Şubat ayı, şehadet ayı… Bugünkü kahramanımız, birçok insan gibi şehit olmayı arzulayan, cihat meydanlarında şehadetin kıyısından geçmiş ama Şehit olamamış, İsrail zindanlarında tutsak bir insan. Kendi tabiri ile Yaşayan Şehid Abdullah Galip Bergusi…

Abdullah Galip Bergusi, Yoldaki Mühendis, Yoldaki Mühendis II (Yaşayan Şehit), Özgürlüğün Fecri ve Filistin adında dört güzel eser yazan bir mücahit. Kahramanımız, 5 Mart 2003’te 5 yaşındaki kızı Tala ile giderken tutuklanmıştır.
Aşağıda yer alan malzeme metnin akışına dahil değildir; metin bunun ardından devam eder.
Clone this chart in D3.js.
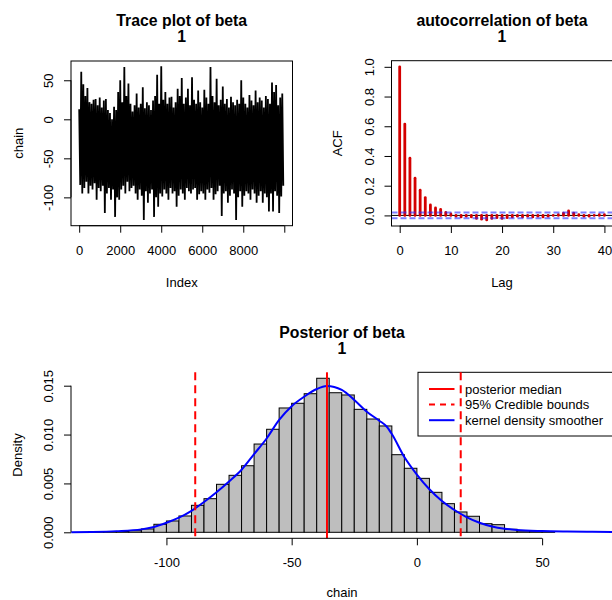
<!DOCTYPE html>
<html>
<head>
<meta charset="utf-8">
<script src="https://cdn.jsdelivr.net/npm/d3@7"></script>
<style>
  body { margin: 0; background: #fff; }
  text { font-family: "Liberation Sans", Arial, Helvetica, sans-serif; fill: #000; }
</style>
</head>
<body>
<div id="chart"></div>
<script>
// trace envelope, one high and one low per 100 iterations
const traceHigh = [13, 61, 45, 30, 40, 22, 20, 25, 26, 18,
  28, 15, 24, 26, 12, 8, 0, 16, 12, 35,
  50, 22, 67, 30, 46, 20, 10, 18, 33, 15,
  20, 41, 14, 22, 18, 12, 24, 30, 57, 20,
  68, 25, 35, 20, 28, 29, 15, 22, 39, 30,
  53, 20, 28, 39, 18, 54, 25, 20, 37, 22,
  15, 38, 28, 20, 67, 30, 22, 52, 18, 25,
  42, 20, 26, 15, 29, 22, 18, 25, 20, 50,
  28, 20, 15, 31, 24, 18, 37, 22, 28, 24,
  15, 30, 26, 20, 47, 35, 44, 18, 28, 33];
const traceLow = [-84, -95, -88, -80, -95, -85, -90, -82, -103, -88,
  -92, -85, -120, -95, -88, -103, -90, -125, -100, -103,
  -90, -85, -95, -80, -92, -88, -85, -95, -103, -90,
  -98, -129, -92, -107, -95, -90, -125, -100, -112, -95,
  -99, -90, -95, -103, -88, -95, -92, -112, -98, -90,
  -95, -103, -88, -92, -95, -90, -88, -103, -96, -92,
  -95, -103, -90, -94, -88, -103, -96, -92, -85, -124,
  -95, -92, -107, -98, -90, -95, -129, -100, -92, -112,
  -98, -92, -95, -103, -90, -95, -107, -98, -92, -107,
  -95, -100, -118, -95, -118, -92, -98, -120, -99, -85];

// autocorrelation by lag 0..40
const acfLags = d3.range(0, 41);
const acfValues = [1.0, 0.615, 0.385, 0.25, 0.17, 0.12, 0.07, 0.05, 0.04, 0.02,
  0.01, -0.005, -0.01, -0.005, -0.01, -0.02, -0.025, -0.03, -0.02, -0.015,
  -0.02, -0.015, -0.01, -0.005, -0.01, -0.005, -0.01, -0.005, -0.01, -0.005,
  0.0, 0.005, 0.015, 0.03, 0.015, 0.005, -0.005, -0.005, 0.0, 0.005, 0.005];
const acfBound = 0.0196;

// histogram: bins of width 5 starting at -130
const histStart = -130;
const histWidth = 5;
const histDensity = [0.00002, 0.00004, 0.00008, 0.00016, 0.00034, 0.00082, 0.00116, 0.00167,
  0.00276, 0.00344, 0.00491, 0.00583, 0.00681, 0.00903, 0.01054, 0.01272, 0.0132, 0.01418,
  0.01576, 0.01428, 0.01405, 0.01258, 0.01159, 0.01088, 0.00794, 0.00655, 0.00552, 0.00409,
  0.00293, 0.00208, 0.00164, 0.00088, 0.00078, 0.00031, 0.00014, 0.00006, 0.00002];

// kernel density curve
const densX = [-138, -130, -120, -110, -105, -100, -95, -90, -85, -80, -75, -70, -65, -60,
  -55, -50, -45, -40, -36, -30, -25, -20, -15, -12, -10, -5, 0, 5, 10, 15, 20, 25, 30, 35,
  40, 50, 60, 70, 78];
const densY = [0.00001, 0.00004, 0.00012, 0.0003, 0.00055, 0.00098, 0.0015, 0.0022, 0.0031,
  0.0041, 0.0052, 0.0064, 0.008, 0.0096, 0.0115, 0.0129, 0.01387, 0.01466, 0.01497, 0.01456,
  0.01354, 0.01234, 0.01142, 0.0108, 0.01006, 0.0077, 0.0059, 0.0044, 0.0032, 0.00228,
  0.00153, 0.00098, 0.0006, 0.00037, 0.00024, 0.00013, 0.00008, 0.00005, 0.00003];

const postMedian = -35.9;
const credLower = -88.5;
const credUpper = 17.5;
const legendLabels = ["posterior median", "95% Credible bounds", "kernel density smoother"];

const svg = d3.select("#chart").append("svg").attr("width", 612).attr("height", 600);

// R-like axis: line from first to last tick, ticks outward, labels
function bottomAxis(scale, ticks, labels, yPos) {
  const g = svg.append("g").attr("transform", `translate(0,${yPos})`)
    .call(d3.axisBottom(scale).tickValues(ticks).tickSize(7).tickSizeOuter(0)
      .tickFormat((d, i) => labels[i]));
  g.select(".domain").remove();
  g.append("line").attr("x1", scale(ticks[0])).attr("x2", scale(ticks[ticks.length - 1]))
    .attr("stroke", "#000");
  g.selectAll(".tick line").attr("stroke", "#000");
  g.selectAll(".tick text").attr("y", 29).attr("dy", null)
    .style("font-size", "13px").attr("fill", "#000");
}
function leftAxis(scale, ticks, labels, xPos) {
  const g = svg.append("g").attr("transform", `translate(${xPos},0)`)
    .call(d3.axisLeft(scale).tickValues(ticks).tickSize(7).tickSizeOuter(0)
      .tickFormat((d, i) => labels[i]));
  g.select(".domain").remove();
  g.append("line").attr("y1", scale(ticks[0])).attr("y2", scale(ticks[ticks.length - 1]))
    .attr("stroke", "#000");
  g.selectAll(".tick line").attr("stroke", "#000");
  g.selectAll(".tick text").attr("transform", "rotate(-90)").attr("x", 0).attr("y", -18)
    .attr("dy", null).attr("text-anchor", "middle")
    .style("font-size", "13px").attr("fill", "#000");
}
function title(cx, y, lines) {
  lines.forEach((t, i) => {
    svg.append("text").attr("x", cx).attr("y", y + i * 15.7).attr("text-anchor", "middle")
      .style("font-size", "15.8px").style("font-weight", "bold").text(t);
  });
}
function xLabel(cx, y, t) {
  svg.append("text").attr("x", cx).attr("y", y).attr("text-anchor", "middle")
    .style("font-size", "13px").text(t);
}
function yLabel(x, cy, t) {
  svg.append("text").attr("transform", `translate(${x},${cy}) rotate(-90)`)
    .attr("text-anchor", "middle").style("font-size", "13px").text(t);
}

// ---- trace plot ----
const tx = d3.scaleLinear().domain([-399, 10400]).range([71, 292.5]);
const ty = d3.scaleLinear().domain([-136.3, 74.7]).range([225.7, 61]);
const tracePts = [];
traceHigh.forEach((h, k) => {
  tracePts.push([k * 100 + 1, h]);
  tracePts.push([k * 100 + 51, traceLow[k]]);
});
svg.append("path").datum(tracePts)
  .attr("d", d3.line().x((d) => tx(d[0])).y((d) => ty(d[1])))
  .attr("fill", "none").attr("stroke", "#000").attr("stroke-width", 1.8)
  .attr("stroke-linejoin", "miter").attr("stroke-miterlimit", 1);
svg.append("rect").attr("x", 71).attr("y", 61).attr("width", 221.5).attr("height", 164.7)
  .attr("fill", "none").attr("stroke", "#000");
bottomAxis(tx, [0, 2000, 4000, 6000, 8000, 10000], ["0", "2000", "4000", "6000", "8000", ""], 225.7);
leftAxis(ty, [-100, -50, 0, 50], ["-100", "-50", "0", "50"], 71);
title(181.75, 26, ["Trace plot of beta", "1"]);
xLabel(181.75, 287.3, "Index");
yLabel(22.5, 143.3, "chain");

// ---- autocorrelation ----
const ax = d3.scaleLinear().domain([-1.6, 41.6]).range([391.5, 612.6]);
const ay = d3.scaleLinear().domain([-0.0712, 1.0412]).range([226, 60.7]);
svg.append("line").attr("x1", ax(-1.6)).attr("x2", ax(41.6)).attr("y1", ay(0)).attr("y2", ay(0))
  .attr("stroke", "#000");
svg.selectAll(".acfbar").data(acfLags).enter().append("line")
  .attr("x1", (d) => ax(d)).attr("x2", (d) => ax(d))
  .attr("y1", ay(0)).attr("y2", (d) => ay(acfValues[d]))
  .attr("stroke", "#d40000").attr("stroke-width", 2.8).attr("stroke-linecap", "round");
[acfBound, -acfBound].forEach((b) => {
  svg.append("line").attr("x1", ax(-1.6)).attr("x2", ax(41.6)).attr("y1", ay(b)).attr("y2", ay(b))
    .attr("stroke", "rgba(40,40,255,0.6)").attr("stroke-width", 2).attr("stroke-dasharray", "6,3");
});
svg.append("rect").attr("x", 391.5).attr("y", 60.7).attr("width", 221.1).attr("height", 165.3)
  .attr("fill", "none").attr("stroke", "#000");
bottomAxis(ax, [0, 10, 20, 30, 40], ["0", "10", "20", "30", "40"], 226);
leftAxis(ay, [0, 0.2, 0.4, 0.6, 0.8, 1.0], ["0.0", "0.2", "0.4", "0.6", "0.8", "1.0"], 391.5);
title(502, 26, ["autocorrelation of beta", "1"]);
xLabel(502, 287.3, "Lag");
yLabel(342, 143.3, "ACF");

// ---- posterior histogram ----
const hx = d3.scaleLinear().domain([-138.1, 78.3]).range([71, 613]);
const hy = d3.scaleLinear().domain([-0.000614, 0.01637]).range([538.3, 372.3]);
svg.selectAll(".bar").data(histDensity).enter().append("rect")
  .attr("x", (d, i) => hx(histStart + i * histWidth))
  .attr("width", (d, i) => hx(histStart + (i + 1) * histWidth) - hx(histStart + i * histWidth))
  .attr("y", (d) => hy(d))
  .attr("height", (d) => hy(0) - hy(d))
  .attr("fill", "#bebebe").attr("stroke", "#000").attr("stroke-width", 1);
svg.append("path").datum(densX.map((v, i) => [v, densY[i]]))
  .attr("d", d3.line().x((d) => hx(d[0])).y((d) => hy(d[1])).curve(d3.curveMonotoneX))
  .attr("fill", "none").attr("stroke", "#0000ff").attr("stroke-width", 2);
svg.append("line").attr("x1", hx(postMedian)).attr("x2", hx(postMedian))
  .attr("y1", 372.3).attr("y2", 538.3).attr("stroke", "#ff0000").attr("stroke-width", 2);
[credLower, credUpper].forEach((b) => {
  svg.append("line").attr("x1", hx(b)).attr("x2", hx(b)).attr("y1", 372.3).attr("y2", 538.3)
    .attr("stroke", "#ff0000").attr("stroke-width", 2).attr("stroke-dasharray", "8,5");
});
bottomAxis(hx, [-100, -50, 0, 50], ["-100", "-50", "0", "50"], 538.3);
leftAxis(hy, [0, 0.005, 0.01, 0.015], ["0.000", "0.005", "0.010", "0.015"], 71);
title(342, 338.3, ["Posterior of beta", "1"]);
xLabel(342, 596.5, "chain");
yLabel(22, 455, "Density");

// legend
const leg = svg.append("g");
leg.append("rect").attr("x", 418).attr("y", 372.3).attr("width", 195).attr("height", 63.7)
  .attr("fill", "#fff").attr("stroke", "#000");
const legStyles = [
  { color: "#ff0000", dash: null },
  { color: "#ff0000", dash: "6,5" },
  { color: "#0000ff", dash: null }
];
legendLabels.forEach((t, i) => {
  const y = 389 + i * 15.6;
  leg.append("line").attr("x1", 429).attr("x2", 454.5).attr("y1", y).attr("y2", y)
    .attr("stroke", legStyles[i].color).attr("stroke-width", 2)
    .attr("stroke-dasharray", legStyles[i].dash);
  leg.append("text").attr("x", 465).attr("y", y + 4.6).style("font-size", "13px").text(t);
});
// the upper credible line runs over the legend in the original
svg.append("line").attr("x1", hx(credUpper)).attr("x2", hx(credUpper)).attr("y1", 372.3).attr("y2", 436)
  .attr("stroke", "#ff0000").attr("stroke-width", 2).attr("stroke-dasharray", "8,5");
</script>
</body>
</html>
Casusların kol gezdiği o dönemde bu casuslar, bazen bir dolmuşçu bazen de kendini düşmana satmış bir akraba olarak karşımıza çıkar. Bergusi, yıllarca aranmış ve uzun bir teknik takip neticesinde emlakçı kılığındaki bir casusun çektiği fotoğrafları istihbarata göndermesi ile yakalanmıştır. Bergusi’ye 67 kez müebbet ve 5200 sene hapis cezası verilmiş ve bunun 10 senesini tek kişilik karanlık bir hücrede geçirmiştir. Bazı hayatlar vardır anlatılması imanlı yüreklere umut ve cesaret verir. İşte bu insan, İsrail’in korkulu rüyası olan Şehit Yahya Ayyaş’ın (İsrail’in gece gündüz yıllarca aradığı Mücahit) halefi olarak bilinen Abdullah Galip Bergusi’dir.
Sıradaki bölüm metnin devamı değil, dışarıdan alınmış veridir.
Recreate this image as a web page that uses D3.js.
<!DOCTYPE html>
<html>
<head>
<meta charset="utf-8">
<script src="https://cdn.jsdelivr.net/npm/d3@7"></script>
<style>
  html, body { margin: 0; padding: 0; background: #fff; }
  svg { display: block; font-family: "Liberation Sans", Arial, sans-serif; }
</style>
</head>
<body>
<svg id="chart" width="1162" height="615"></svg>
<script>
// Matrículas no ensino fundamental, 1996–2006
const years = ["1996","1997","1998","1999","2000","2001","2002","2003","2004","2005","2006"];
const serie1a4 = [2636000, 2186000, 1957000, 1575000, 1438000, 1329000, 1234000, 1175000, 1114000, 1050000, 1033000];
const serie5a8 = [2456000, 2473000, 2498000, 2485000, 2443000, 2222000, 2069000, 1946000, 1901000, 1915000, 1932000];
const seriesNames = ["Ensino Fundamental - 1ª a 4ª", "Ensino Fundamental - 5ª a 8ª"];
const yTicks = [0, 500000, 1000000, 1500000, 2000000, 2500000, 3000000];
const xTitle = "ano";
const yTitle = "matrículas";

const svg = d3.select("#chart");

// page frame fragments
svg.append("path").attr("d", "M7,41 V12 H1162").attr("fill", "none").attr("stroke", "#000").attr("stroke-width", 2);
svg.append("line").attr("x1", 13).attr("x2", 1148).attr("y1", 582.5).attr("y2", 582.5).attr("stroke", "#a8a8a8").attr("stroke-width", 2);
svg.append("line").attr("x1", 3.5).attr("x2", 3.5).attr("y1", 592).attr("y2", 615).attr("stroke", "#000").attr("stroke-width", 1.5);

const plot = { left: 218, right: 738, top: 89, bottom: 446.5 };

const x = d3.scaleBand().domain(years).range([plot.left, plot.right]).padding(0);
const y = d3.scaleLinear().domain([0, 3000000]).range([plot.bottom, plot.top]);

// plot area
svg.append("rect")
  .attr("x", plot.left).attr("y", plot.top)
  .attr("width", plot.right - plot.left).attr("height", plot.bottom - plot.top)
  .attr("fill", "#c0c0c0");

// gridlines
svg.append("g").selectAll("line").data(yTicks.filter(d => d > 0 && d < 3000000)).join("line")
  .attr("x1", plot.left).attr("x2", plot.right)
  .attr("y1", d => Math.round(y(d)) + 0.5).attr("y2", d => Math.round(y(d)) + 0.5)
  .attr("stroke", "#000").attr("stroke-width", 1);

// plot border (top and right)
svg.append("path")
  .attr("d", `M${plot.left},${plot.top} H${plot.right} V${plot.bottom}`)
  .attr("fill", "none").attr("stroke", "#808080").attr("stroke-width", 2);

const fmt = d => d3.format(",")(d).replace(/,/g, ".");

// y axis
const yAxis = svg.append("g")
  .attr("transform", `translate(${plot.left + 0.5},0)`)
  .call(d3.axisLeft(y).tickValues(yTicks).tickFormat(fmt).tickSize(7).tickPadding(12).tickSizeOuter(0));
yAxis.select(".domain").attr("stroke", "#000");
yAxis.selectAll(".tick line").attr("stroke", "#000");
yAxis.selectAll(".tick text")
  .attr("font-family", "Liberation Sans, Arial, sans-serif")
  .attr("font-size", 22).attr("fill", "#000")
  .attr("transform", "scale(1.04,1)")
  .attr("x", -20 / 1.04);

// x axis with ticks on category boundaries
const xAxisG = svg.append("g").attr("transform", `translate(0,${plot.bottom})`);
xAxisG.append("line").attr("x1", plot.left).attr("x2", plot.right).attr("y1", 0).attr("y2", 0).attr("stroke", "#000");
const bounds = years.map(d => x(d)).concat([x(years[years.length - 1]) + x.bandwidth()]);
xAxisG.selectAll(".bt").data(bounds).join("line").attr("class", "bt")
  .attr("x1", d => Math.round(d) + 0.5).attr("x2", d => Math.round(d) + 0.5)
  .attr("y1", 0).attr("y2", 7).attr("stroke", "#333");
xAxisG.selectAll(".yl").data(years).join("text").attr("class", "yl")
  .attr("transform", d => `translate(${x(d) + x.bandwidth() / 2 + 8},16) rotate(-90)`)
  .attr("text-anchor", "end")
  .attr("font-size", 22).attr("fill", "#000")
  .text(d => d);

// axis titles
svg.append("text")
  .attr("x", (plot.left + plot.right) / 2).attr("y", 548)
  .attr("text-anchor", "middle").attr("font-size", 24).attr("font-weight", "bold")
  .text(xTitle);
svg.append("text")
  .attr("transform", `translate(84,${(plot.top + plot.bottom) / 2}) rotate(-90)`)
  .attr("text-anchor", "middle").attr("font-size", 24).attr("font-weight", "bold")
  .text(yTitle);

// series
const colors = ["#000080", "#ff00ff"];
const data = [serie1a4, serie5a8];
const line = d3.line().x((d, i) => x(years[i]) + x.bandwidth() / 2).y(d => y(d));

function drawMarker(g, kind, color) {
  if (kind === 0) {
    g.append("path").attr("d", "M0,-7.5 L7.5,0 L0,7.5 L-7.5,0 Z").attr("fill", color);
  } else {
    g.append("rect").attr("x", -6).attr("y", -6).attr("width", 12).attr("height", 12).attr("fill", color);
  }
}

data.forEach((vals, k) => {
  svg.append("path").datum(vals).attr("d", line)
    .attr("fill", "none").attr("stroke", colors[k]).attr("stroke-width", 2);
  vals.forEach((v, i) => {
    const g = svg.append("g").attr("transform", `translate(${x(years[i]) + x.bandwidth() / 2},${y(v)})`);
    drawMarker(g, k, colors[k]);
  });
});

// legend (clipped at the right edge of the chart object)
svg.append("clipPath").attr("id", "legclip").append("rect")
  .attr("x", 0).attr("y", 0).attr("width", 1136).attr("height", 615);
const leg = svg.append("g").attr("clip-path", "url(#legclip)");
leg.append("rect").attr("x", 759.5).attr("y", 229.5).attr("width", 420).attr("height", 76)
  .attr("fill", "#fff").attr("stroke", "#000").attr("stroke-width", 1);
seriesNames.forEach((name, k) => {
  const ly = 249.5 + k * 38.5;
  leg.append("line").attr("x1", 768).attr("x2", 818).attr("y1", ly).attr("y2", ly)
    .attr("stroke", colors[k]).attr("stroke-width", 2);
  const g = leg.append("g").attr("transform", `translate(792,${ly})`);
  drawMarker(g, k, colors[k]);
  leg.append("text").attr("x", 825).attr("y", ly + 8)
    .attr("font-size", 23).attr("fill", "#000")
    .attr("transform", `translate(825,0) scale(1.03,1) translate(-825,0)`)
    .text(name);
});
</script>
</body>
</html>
Abdullah Galip Bergusi’yi tek kişilik hücresinde ve çok zor şartlar altında kitap yazmaya iten sebep nedir diye sorulduğunda: “Beni yazmaya ve kitap telif etmeye teşvik eden Hasan El-Benna, Seyyit Kutup, Yusuf El-Karadavi, Muhammed Ahmet Er-Raşit, Hemmam Sait gibi fikirlerime ve düşüncelerime istikamet veren kimseler olmuştur” şeklinde cevap vermiştir. “Bana göre bir Mücahit esir düştüğü vakit bile düşmana karşı vermiş olduğu anlamlı mücadelesini devam ettirmelidir. Bunu da ya yazarak ya da konuşarak ya da başka bir metot benimseyerek devam ettirmelidir. Benim bu yola çıkarkenki şiarım, eğer direnişe silahla destek olamazsam kalemim ve mürekkebim direniş ve mukavemet yolunda silahımdır olmuştur.”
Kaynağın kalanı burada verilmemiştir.